Honestly, Enemy Unbound is a great album. The music is impressive and some of the tightest material the band has put out thusfar. In fact, it’s easily one of the most promising releases to hit the shelves for 2010. The problem here, however, is not random filler tracks, as there simply are none outside the introduction, which is common, or tracks that feel out of place. The only thing that genuinely draws this album down is the fact that this is not The Absence. One spin through Enemy Unbound, and there is no denying that there is influence from plenty of bands. Sometimes, you get obvious impressions of In Flames, some Dark Tranquillity, At the Gates, there’s even a little Amon Amarth thrown in. While Melodic Death Metal is so packed with bands and it’s hard to be original at all anymore, there’s one thing that bands need to do, and that’s have a unique sound.
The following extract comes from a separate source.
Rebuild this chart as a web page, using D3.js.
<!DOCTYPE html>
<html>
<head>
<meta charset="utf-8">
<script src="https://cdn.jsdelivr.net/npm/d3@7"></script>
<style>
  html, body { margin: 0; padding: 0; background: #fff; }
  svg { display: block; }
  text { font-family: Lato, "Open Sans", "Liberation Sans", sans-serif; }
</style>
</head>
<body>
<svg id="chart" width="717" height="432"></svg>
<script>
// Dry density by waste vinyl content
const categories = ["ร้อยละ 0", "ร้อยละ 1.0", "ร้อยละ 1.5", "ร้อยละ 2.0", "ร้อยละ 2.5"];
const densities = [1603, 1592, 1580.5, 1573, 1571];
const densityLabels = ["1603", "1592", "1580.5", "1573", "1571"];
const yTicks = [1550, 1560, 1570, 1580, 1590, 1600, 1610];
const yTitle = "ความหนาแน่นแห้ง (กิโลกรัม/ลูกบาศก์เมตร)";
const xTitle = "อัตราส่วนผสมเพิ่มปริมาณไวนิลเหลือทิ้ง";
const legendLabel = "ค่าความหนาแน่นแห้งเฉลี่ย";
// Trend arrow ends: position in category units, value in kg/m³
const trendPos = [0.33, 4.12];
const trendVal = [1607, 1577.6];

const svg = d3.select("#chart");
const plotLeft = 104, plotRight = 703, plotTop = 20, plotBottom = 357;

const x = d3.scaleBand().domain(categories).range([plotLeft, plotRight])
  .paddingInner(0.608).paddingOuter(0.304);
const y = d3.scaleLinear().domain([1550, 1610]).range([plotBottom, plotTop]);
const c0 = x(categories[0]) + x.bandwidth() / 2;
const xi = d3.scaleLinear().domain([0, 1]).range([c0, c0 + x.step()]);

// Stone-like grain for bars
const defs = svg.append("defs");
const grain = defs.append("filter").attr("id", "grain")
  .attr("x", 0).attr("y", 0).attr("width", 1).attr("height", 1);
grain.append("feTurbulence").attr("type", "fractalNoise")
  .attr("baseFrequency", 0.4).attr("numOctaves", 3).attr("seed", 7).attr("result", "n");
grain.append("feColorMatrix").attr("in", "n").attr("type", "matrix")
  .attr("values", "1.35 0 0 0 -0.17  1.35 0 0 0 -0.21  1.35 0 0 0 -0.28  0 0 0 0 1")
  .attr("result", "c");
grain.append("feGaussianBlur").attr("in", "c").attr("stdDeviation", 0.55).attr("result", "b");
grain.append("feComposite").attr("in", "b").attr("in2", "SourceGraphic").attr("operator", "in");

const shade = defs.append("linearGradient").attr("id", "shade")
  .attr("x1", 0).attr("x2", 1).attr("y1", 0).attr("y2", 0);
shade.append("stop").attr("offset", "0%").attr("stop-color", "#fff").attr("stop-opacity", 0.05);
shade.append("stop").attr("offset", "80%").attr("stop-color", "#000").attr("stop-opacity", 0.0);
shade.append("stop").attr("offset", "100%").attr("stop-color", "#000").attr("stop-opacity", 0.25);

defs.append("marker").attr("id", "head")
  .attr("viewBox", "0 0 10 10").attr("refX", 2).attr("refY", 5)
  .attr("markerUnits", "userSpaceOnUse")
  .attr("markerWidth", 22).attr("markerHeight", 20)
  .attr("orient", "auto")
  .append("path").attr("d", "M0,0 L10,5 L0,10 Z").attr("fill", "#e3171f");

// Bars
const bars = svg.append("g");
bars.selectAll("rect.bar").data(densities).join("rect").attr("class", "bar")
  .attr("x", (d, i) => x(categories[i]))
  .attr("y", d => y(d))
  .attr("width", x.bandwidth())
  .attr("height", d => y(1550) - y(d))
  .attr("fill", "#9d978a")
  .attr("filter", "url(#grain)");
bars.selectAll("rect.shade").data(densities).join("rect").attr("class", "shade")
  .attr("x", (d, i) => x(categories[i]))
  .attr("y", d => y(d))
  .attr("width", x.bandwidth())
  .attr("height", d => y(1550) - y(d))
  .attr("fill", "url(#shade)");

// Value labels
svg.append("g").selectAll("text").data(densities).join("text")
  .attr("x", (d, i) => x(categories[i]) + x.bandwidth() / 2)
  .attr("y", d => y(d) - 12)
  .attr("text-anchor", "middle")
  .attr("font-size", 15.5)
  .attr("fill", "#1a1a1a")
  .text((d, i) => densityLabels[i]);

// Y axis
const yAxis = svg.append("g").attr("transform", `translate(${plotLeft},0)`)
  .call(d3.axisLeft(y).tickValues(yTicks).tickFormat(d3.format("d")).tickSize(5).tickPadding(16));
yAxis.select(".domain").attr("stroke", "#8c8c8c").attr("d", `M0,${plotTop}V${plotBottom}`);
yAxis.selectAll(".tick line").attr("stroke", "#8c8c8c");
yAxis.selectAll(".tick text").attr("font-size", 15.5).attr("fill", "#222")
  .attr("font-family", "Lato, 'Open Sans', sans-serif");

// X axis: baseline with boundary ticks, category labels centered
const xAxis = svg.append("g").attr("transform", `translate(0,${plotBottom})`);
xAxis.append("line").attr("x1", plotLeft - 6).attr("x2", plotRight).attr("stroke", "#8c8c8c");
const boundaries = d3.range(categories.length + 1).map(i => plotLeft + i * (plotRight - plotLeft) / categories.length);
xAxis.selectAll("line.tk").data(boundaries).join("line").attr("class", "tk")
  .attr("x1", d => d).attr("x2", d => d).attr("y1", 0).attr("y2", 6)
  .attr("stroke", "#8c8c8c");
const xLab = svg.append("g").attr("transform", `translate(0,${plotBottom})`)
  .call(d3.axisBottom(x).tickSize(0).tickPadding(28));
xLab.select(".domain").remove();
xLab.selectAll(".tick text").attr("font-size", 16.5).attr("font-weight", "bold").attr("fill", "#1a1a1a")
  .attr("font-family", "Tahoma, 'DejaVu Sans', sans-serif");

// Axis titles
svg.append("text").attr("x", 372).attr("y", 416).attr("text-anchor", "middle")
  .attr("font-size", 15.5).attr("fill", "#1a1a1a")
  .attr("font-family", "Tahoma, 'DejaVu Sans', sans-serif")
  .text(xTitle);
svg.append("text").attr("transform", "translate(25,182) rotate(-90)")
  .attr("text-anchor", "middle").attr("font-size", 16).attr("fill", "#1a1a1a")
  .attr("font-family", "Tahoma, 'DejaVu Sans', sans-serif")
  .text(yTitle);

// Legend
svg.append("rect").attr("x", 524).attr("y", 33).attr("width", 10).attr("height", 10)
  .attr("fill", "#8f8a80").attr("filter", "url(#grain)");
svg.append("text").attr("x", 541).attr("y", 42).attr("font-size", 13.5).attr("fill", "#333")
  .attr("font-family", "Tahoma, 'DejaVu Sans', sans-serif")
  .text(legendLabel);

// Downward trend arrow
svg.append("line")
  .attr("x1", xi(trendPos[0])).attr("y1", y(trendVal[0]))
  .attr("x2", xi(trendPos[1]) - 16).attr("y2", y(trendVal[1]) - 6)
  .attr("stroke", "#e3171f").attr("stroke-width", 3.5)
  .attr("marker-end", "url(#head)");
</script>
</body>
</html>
Sadly, Enemy Unbound really doesn’t have much of a unique or original approach outside of the instrumentals on “Triumph” that obliterate what atmosphere exists on the recording, as well as conflicts greatly with the entire album, and doesn’t really feature any songs that stand out, though the entire album, except the opening and closing instrumentals is well done and full of great songs, leaving this as one of those albums that can only be described using one word: Frustrating.

01. Vertigo – 1:23
02. Erased – 4:24
03. Deepest Wound – 5:33
04. Maelstrom – 4:48
05. Enemy Unbound – 5:03
06. Solace – 2:38
07. The Bridge – 5:03
08. Wartorn – 5:36
09. Hidden in White – 5:20
10. Vengeance and Victory – 5:04
11. Triumph – 11:58
Overall Score: 5/10


Physical review copy of this release provided by personal funds.